Quando o ministro Haddad fala que as
finanças públicas estão sendo “corroídas por uma série de dispositivos anômalos
e completamente ilegítimos” é a mais pura verdade. No entanto, para deixar de
ser apenas algo retórico e habitar o mundo das coisas concretas, o ministro
precisa apresentar o que pretende realmente fazer. Por que as isenções,
deduções, benefícios tributários, jabutis, vantagens e privilégios formaram ao
longo dos anos e décadas um volume realmente expressivo. Cresceram mais ainda
nos governos do PT. E são muito difíceis de serem eliminados por mais ilógicos
que sejam os benefícios. Por que subsidiar o carvão, por exemplo, em plena era
da mudança climática e da transição energética? Não faz sentido. Só que entra
ano e sai ano permanece no orçamento esse subsídio.

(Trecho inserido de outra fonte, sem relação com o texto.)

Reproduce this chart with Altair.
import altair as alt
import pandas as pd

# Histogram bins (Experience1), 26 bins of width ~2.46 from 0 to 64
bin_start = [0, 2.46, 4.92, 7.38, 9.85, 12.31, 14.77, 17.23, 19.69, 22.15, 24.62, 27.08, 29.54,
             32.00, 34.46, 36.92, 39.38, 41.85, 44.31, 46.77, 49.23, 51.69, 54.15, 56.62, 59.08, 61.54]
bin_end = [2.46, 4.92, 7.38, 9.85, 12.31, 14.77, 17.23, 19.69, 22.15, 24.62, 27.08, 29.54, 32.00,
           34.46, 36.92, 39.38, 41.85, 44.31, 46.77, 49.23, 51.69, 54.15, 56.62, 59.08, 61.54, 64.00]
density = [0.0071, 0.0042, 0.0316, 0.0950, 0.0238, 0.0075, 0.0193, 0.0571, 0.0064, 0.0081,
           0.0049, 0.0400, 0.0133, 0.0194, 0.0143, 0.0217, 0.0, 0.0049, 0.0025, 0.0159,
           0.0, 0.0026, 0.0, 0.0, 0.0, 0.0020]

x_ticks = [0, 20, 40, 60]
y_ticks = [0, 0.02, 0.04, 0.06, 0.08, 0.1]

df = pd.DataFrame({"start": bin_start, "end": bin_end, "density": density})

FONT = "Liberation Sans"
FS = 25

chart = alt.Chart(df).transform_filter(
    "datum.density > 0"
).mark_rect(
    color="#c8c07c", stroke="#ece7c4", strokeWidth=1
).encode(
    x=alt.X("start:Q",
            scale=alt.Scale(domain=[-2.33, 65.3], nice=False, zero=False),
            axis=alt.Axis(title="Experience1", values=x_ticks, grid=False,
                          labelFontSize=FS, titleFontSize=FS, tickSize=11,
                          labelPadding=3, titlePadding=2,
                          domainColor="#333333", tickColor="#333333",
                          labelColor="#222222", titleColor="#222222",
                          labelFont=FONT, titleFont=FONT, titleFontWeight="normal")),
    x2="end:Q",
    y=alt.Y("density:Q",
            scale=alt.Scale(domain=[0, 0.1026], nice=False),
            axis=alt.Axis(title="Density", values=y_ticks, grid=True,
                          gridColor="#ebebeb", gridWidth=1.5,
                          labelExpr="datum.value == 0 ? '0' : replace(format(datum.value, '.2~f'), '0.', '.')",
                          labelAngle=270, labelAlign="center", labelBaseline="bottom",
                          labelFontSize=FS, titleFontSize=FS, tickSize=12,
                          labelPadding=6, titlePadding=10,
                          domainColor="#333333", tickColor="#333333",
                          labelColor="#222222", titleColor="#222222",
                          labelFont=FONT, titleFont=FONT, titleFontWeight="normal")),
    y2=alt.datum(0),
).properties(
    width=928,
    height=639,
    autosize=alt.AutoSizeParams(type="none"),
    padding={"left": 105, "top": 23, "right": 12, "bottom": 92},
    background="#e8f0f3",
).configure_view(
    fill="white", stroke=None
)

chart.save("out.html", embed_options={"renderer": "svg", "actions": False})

O ministro precisa ver o que levou outros
governos a serem derrotados. O governo Temer tentou taxar os fundos exclusivos.
E claro que eles precisam pagar impostos. Mas perdeu. A ideia de acabar com os
Juros sobre Capital Próprio também foi tentada e ficou pelo caminho. Haddad,
ontem, explicou que é um truque pelo qual empresas rentáveis não declaram lucro,
e o transformam artificialmente em JCP. “Então não pagam nem como pessoa
jurídica, nem como pessoa física”.
O ministro está coberto de razão quando vai por esse caminho, e tomara que tenha sucesso. Contudo, será preciso escolher os benefícios a eliminar ou distorções a corrigir, explicar bastante porque são assuntos áridos, e persistir quando a onda contrária vier. Pois ela vem. Cada subsídio, cada aproveitamento de brecha de elisão tributária, tem muitos defensores. No caminho do fim dos subsídios têm muitas pedras.
Míriam Leitão escreve sobre economia de maneira clara,muito bom.